Sunday, March 28, 2004

new breed of vigilante

An article in the Times today about online vigilantes: ordinary folks sitting at home in front of their computers trying to launch counterattacks against all the grifters and pedophiles and such on the net. Comparisons are made to the mythical wild west and frontier justice, and Charles Bronson is mentioned at least once. What strikes me is how strongly we romanticize the image of the vigilante in American culture. It starts early doesn't it? After all, what are superheros but vigilantes? Even the most mild, say Captain American or Superman, operate outside the bounds of the law. And of course it isn't just for kids; Mystic River is the most recent example I can recall of a piece of popular entertainment that treats this issue in a very sophisticated way. And as that film makes clear, the vigilante is morally ambiguous in very troubling ways, even when he have some sympathy with the vigilante's intentions. But our identification with the vigilante ethos implies that we believe we, as individuals, have some sort of inherent, intuitive ability to discern what is right, and what would constitute real justice in a particular situation. At the risk of being cynical, I am extremely skeptical of any such notion. Granted there are, unfortunately, plenty of instances in our world of unambiguous wrongdoing and injustice that go unremedied, but the world is a much more complex place than the vigilante would have us believe.

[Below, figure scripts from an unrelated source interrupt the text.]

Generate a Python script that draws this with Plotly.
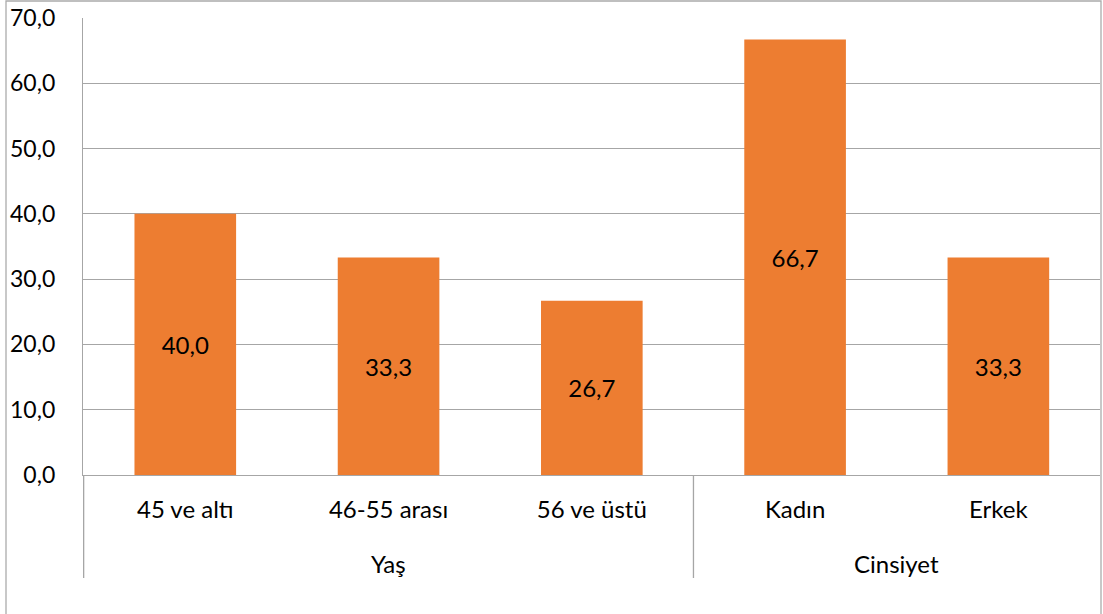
import plotly.graph_objects as go

categories = ["45 ve altı", "46-55 arası", "56 ve üstü", "Kadın", "Erkek"]
groups = ["Yaş", "Yaş", "Yaş", "Cinsiyet", "Cinsiyet"]
values = [40.0, 33.3, 26.7, 66.7, 33.3]
y_ticks = [0, 10, 20, 30, 40, 50, 60, 70]

W, H = 1103, 614
L, R, T, B = 83, 3, 18, 139
pw, ph = W - L - R, H - T - B

def py(pix):  # pixel y -> paper y
    return (H - B - pix) / ph

def px(pix):
    return (pix - L) / pw

grid = "#A6A6A6"
font = "Lato"

fig = go.Figure(go.Bar(
    x=categories, y=values,
    marker=dict(color="#ED7D31", line=dict(width=0)),
    texttemplate="%{y:.1f}", textposition="inside", insidetextanchor="middle",
    textfont=dict(family=font, size=24, color="#000000"),
    textangle=0, cliponaxis=False,
))

shapes = []
annotations = []
start = 0
for i in range(1, len(groups) + 1):
    if i == len(groups) or groups[i] != groups[start]:
        shapes.append(dict(type="line", xref="x", yref="paper",
                           x0=start - 0.5, x1=start - 0.5, y0=0, y1=py(578),
                           line=dict(color=grid, width=1.3)))
        annotations.append(dict(xref="x", yref="paper", x=(start + i - 1) / 2, y=py(563),
                                text=groups[start], showarrow=False, yanchor="middle",
                                font=dict(family=font, size=24, color="#000000")))
        start = i

shapes.append(dict(type="rect", xref="paper", yref="paper",
                   x0=px(6), x1=px(1101), y0=py(700), y1=py(1),
                   line=dict(color="#ABABAB", width=1.3), fillcolor="rgba(0,0,0,0)", layer="below"))

fig.update_layout(
    width=W, height=H,
    margin=dict(l=L, r=R, t=T, b=B, pad=0),
    paper_bgcolor="white", plot_bgcolor="white",
    separators=",.",
    bargap=0.5,
    showlegend=False,
    shapes=shapes, annotations=annotations,
    font=dict(family=font, color="#000000"),
)
fig.update_xaxes(
    type="category", showgrid=False, showline=True, linecolor=grid, linewidth=1.3,
    ticks="", tickfont=dict(family=font, size=24, color="#000000"),
    ticklabelstandoff=13, zeroline=False,
)
fig.update_yaxes(
    range=[0, 70], tickvals=y_ticks, tickformat=".1f",
    showgrid=True, gridcolor=grid, gridwidth=1.3,
    showline=True, linecolor=grid, linewidth=1.3, mirror=False,
    zeroline=False, ticks="", ticklabelstandoff=22,
    tickfont=dict(family=font, size=23, color="#000000"),
)

fig.write_html("out.html")
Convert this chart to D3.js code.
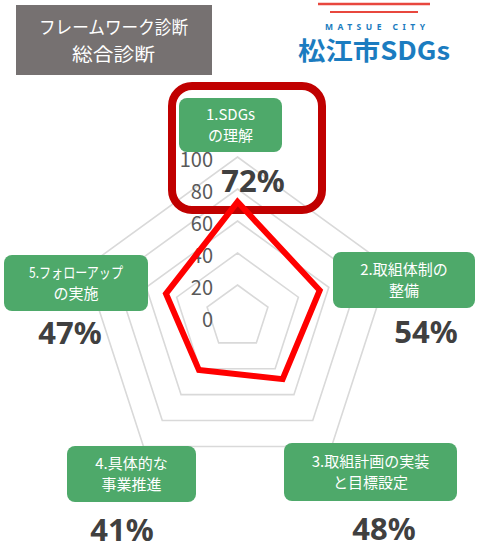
<!DOCTYPE html>
<html><head><meta charset="utf-8">
<script src="https://cdn.jsdelivr.net/npm/d3@7"></script>
<style>body{margin:0;background:#fff}svg{display:block}</style>
</head><body>
<script>
const categories = [["1.SDGs","の理解"],["2.取組体制の","整備"],["3.取組計画の実装","と目標設定"],["4.具体的な","事業推進"],["5.フォローアップ","の実施"]];
const values = [72, 54, 48, 41, 47];
const ticks = [0, 20, 40, 60, 80, 100];
const gridLevels = [20, 40, 60, 80, 100];
const titleLines = ["フレームワーク診断", "総合診断"];

// layout (label boxes and percentage positions)
const boxes = [
  {x:179, y:98, w:103, h:54, px:253, py:192, tl:[null,null]},
  {x:333, y:252, w:142, h:56, px:426, py:343, tl:[null,null]},
  {x:284, y:443, w:173, h:58, px:384, py:540, tl:[null,null]},
  {x:67, y:446, w:129, h:56, px:122, py:541, tl:[null,null]},
  {x:4, y:255, w:144, h:56, px:70, py:344, tl:[94,null]}
];

const W = 481, H = 554, cx = 237.5, cy = 317;
const svg = d3.select("body").append("svg").attr("width", W).attr("height", H);
const JP = "'Noto Sans CJK JP','Noto Sans',sans-serif";

const r = d3.scaleLinear().domain([0, 100]).range([0, 160]);
const ang = d3.scaleLinear().domain([0, categories.length]).range([0, 2 * Math.PI]);
const pt = (v, i) => [cx + r(v) * Math.sin(ang(i)), cy - r(v) * Math.cos(ang(i))];
const line = d3.line().curve(d3.curveLinearClosed);

// grid
svg.append("g").selectAll("path").data(gridLevels).join("path")
  .attr("d", lv => line(categories.map((c, i) => pt(lv, i))))
  .attr("fill", "none").attr("stroke", "#d9d9d9").attr("stroke-width", 1.6);

// tick labels
svg.append("g").selectAll("text").data(ticks).join("text")
  .attr("x", 213).attr("y", t => cy - r(t) + 10)
  .attr("text-anchor", "end").attr("font-family", JP).attr("font-size", 20)
  .attr("fill", "#595959").text(t => t);

// title box
svg.append("rect").attr("x", 16).attr("y", 5).attr("width", 196).attr("height", 70).attr("fill", "#767171");
svg.append("text").attr("x", 39).attr("y", 34).attr("font-family", JP).attr("font-size", 18).attr("fill", "#fff")
  .attr("textLength", 149).attr("lengthAdjust", "spacingAndGlyphs").text(titleLines[0]);
svg.append("text").attr("x", 72).attr("y", 60.5).attr("font-family", JP).attr("font-size", 18).attr("fill", "#fff")
  .attr("textLength", 83).attr("lengthAdjust", "spacingAndGlyphs").text(titleLines[1]);

// logo
svg.append("line").attr("x1", 318).attr("y1", 4).attr("x2", 430).attr("y2", 4).attr("stroke", "#e8473e").attr("stroke-width", 2.5);
svg.append("line").attr("x1", 330).attr("y1", 12).attr("x2", 418).attr("y2", 12).attr("stroke", "#e8473e").attr("stroke-width", 1.8);
svg.append("text").attr("x", 375).attr("y", 30).attr("text-anchor", "middle").attr("font-family", "'Noto Sans',sans-serif")
  .attr("font-weight", "bold").attr("font-size", 8.5).attr("fill", "#1b7cc0")
  .attr("textLength", 100).attr("lengthAdjust", "spacing").text("MATSUE CITY");
svg.append("text").attr("x", 298).attr("y", 60).attr("font-family", JP)
  .attr("font-weight", "bold").attr("font-size", 25).attr("fill", "#1b7cc0")
  .attr("textLength", 152).attr("lengthAdjust", "spacingAndGlyphs").text("松江市SDGs");

// highlight rect
svg.append("rect").attr("x", 172).attr("y", 86).attr("width", 150).attr("height", 124).attr("rx", 20)
  .attr("fill", "none").attr("stroke", "#c00000").attr("stroke-width", 8);

// data polygon
svg.append("path").attr("d", line(values.map((v, i) => pt(v, i))))
  .attr("fill", "none").attr("stroke", "#ff0000").attr("stroke-width", 6).attr("stroke-linejoin", "miter");

// category boxes
const g = svg.append("g").selectAll("g").data(categories).join("g");
g.append("rect").attr("x", (d, i) => boxes[i].x).attr("y", (d, i) => boxes[i].y)
  .attr("width", (d, i) => boxes[i].w).attr("height", (d, i) => boxes[i].h).attr("rx", 8).attr("fill", "#4ea96a");
g.each(function (d, i) {
  const b = boxes[i];
  const t = d3.select(this).append("text").attr("text-anchor", "middle").attr("font-family", JP)
    .attr("font-size", 15).attr("fill", "#fff");
  d.forEach((ln, k) => {
    const s = t.append("tspan").attr("x", b.x + b.w / 2).attr("y", b.y + b.h / 2 - 5 + k * 21).text(ln);
    if (b.tl[k]) s.attr("textLength", b.tl[k]).attr("lengthAdjust", "spacingAndGlyphs");
  });
});

// percentages
svg.append("g").selectAll("text").data(values).join("text")
  .attr("x", (v, i) => boxes[i].px).attr("y", (v, i) => boxes[i].py)
  .attr("text-anchor", "middle").attr("font-family", "'Noto Sans',sans-serif").attr("font-weight", "bold")
  .attr("font-size", 31).attr("fill", "#404040").text(v => v + "%");
</script>
</body></html>
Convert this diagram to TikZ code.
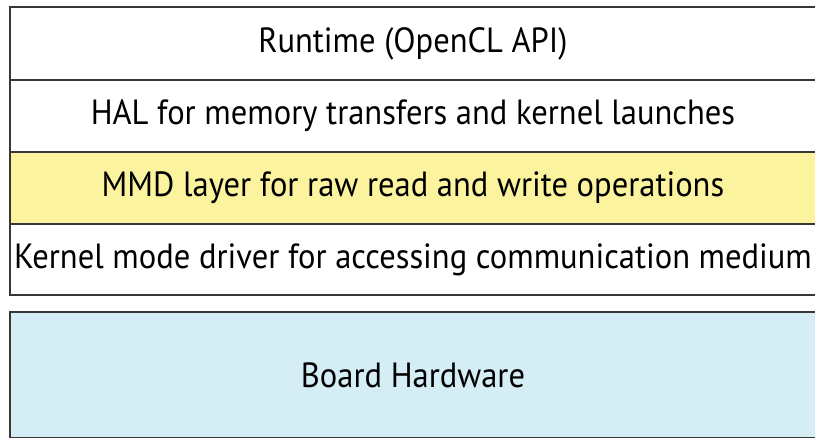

History demonstrates that even our best and brightest, applying deliberative effort, have gotten some pretty essential stuff wrong, so the chances that you or I might set things right with a trip to the gun shop are awfully slim. And even if trying to clean up the web seems mild by comparison, well, the slope is quite slippery. It's easy to endorse such means when we happen to approve of the intended end, but somewhere there's a surfing vigilante who disapproves of you and is certain I am the devil. I grew up on Shane and Dirty Harry and the Punisher, and loved them, but I am repulsed by honor killings in "other" cultures. And if the underlying impulse is not exactly the same in all these cases, it's not entirely different either.

p.s. For a great literary example of the horror of a vigilante mob check out Kevin Baker's Paradise Alley, an amazing novel set during the civil war draft riots in NYC in 1863.